Nolan’s approach—a cold-to-the-touch sentimentalism, or sweeping high-concept pessimism shot through with messy stuff of human feeling—is here comparable to David Lean’s epics. Like Lawrence of Arabia, we can find in this new picture a vivid historical recreation writ large and small—major, world-shaping events that flow through the intimate experiences of specific people. Here, with Oppenheimer, we see a man whose scientific brilliance got him the job of overseeing the creation of the atomic bomb. Nolan sometimes fills the screen with cutaways to swirling electrons, arcing sparks, water drops and ripples. We get the sense the film, like its subject, can see to the whirling atomic heart of things, past the illusion of so many molecules tricking us into thinking we are on solid ground. Cillian Murphy plays Oppenheimer with a casual confidence in his intellect. He struts around deep into his theories, but struggles with putting them into practice. He’s willing to let others check the math and do the lab work. Though a womanizer—both his wife (Emily Blunt) and mistress (Florence Pugh) are drawn into his off-kilter charisma—and able to talk his way into contact with all the top scientific minds of his time from Heisenberg to Bohrs to Einstein, he can also be grindingly aloof, and unaware of interpersonal graces. He wants to sink into the deeper philosophical heart of science. That explains how haunted his gaze grows, as the implications of his ideas’ practical import grow all the more tangible as they escape his mind and enter the world.
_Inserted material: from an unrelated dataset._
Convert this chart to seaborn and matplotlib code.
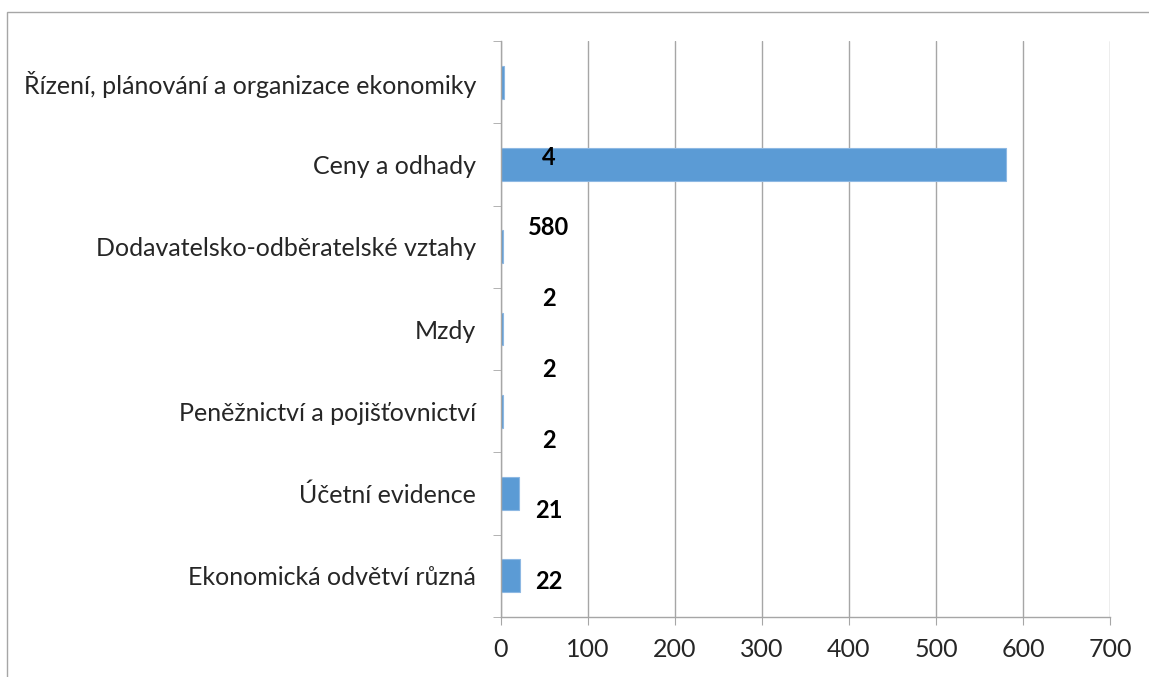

In short scenes and snappy exchanges lensed with vivd filmic tones and chilly glow by Hoyte van Hoytema, and set against a Ludwig Göransson score in constant motion, we see a career on the rise. Oppenheimer’s academic work is on a collision course with a war, and a need to press his research into militaristic utility. There’s momentum hurtling things along, even as we see his personal entanglements—affairs, insults, Communist meetings—are vulnerabilities that may come back to haunt him professionally and emotionally. As his talents are requisitioned by the United States government, represented primarily by a no-nonsense general played by Matt Damon, a secret desert laboratory is assembled along with a team of the nation’s top scientific minds (a cornucopia of character actors at their best, recognizable faces that serve as quick-flash characterization and memory aid to hold onto in the lengthy swirl of activity). The movie picks up even more urgency from its propulsive process there. It’s behind-the-scenes of a bomb, with trial and error and jangling nerves from competing egos and ideas. The enormity of their project’s consequences is ever-present. There’s incredible tension on all sides. They feel they must succeed at all costs. And yet, what is that cost?

Adding to the sense of hindsight, and sorrowful retrospection, is the structure. We see the story flashing back from two post-war times: in color, Oppenheimer’s attempt to renew his security clearance, and, in black and white, a Senate hearing considering for a prospective cabinet position a bureaucrat (Robert Downey Jr) who clashed with Oppenheimer. Their responses to official questions guide us into the story of the bomb’s creation, a long, clear-eyed swirl of small roles and vivid impressions culminating in a fearsome test sequence. Nolan stages several heart-stopping moments, with bomb tests and other concussive effects masterfully manipulated sound and fury. But the fire and brimstone filter into other moments as well, as the film’s period piece pleasures of documents and interrogations and tense debates are filtered through the subjective perspectives—nightmarish sequences of fearful visions, quick flashes of paranoid suspicions or haunted memories mixed in with the forward momentum of historical reenactments’ inevitabilities and the scientific method’s rigid mix of theory and practice. It’s a movie about chain reactions, both the atomic forces unleashed by Oppenheimer’s work, and also the politics and people who collide and combine to form our world, or destroy it.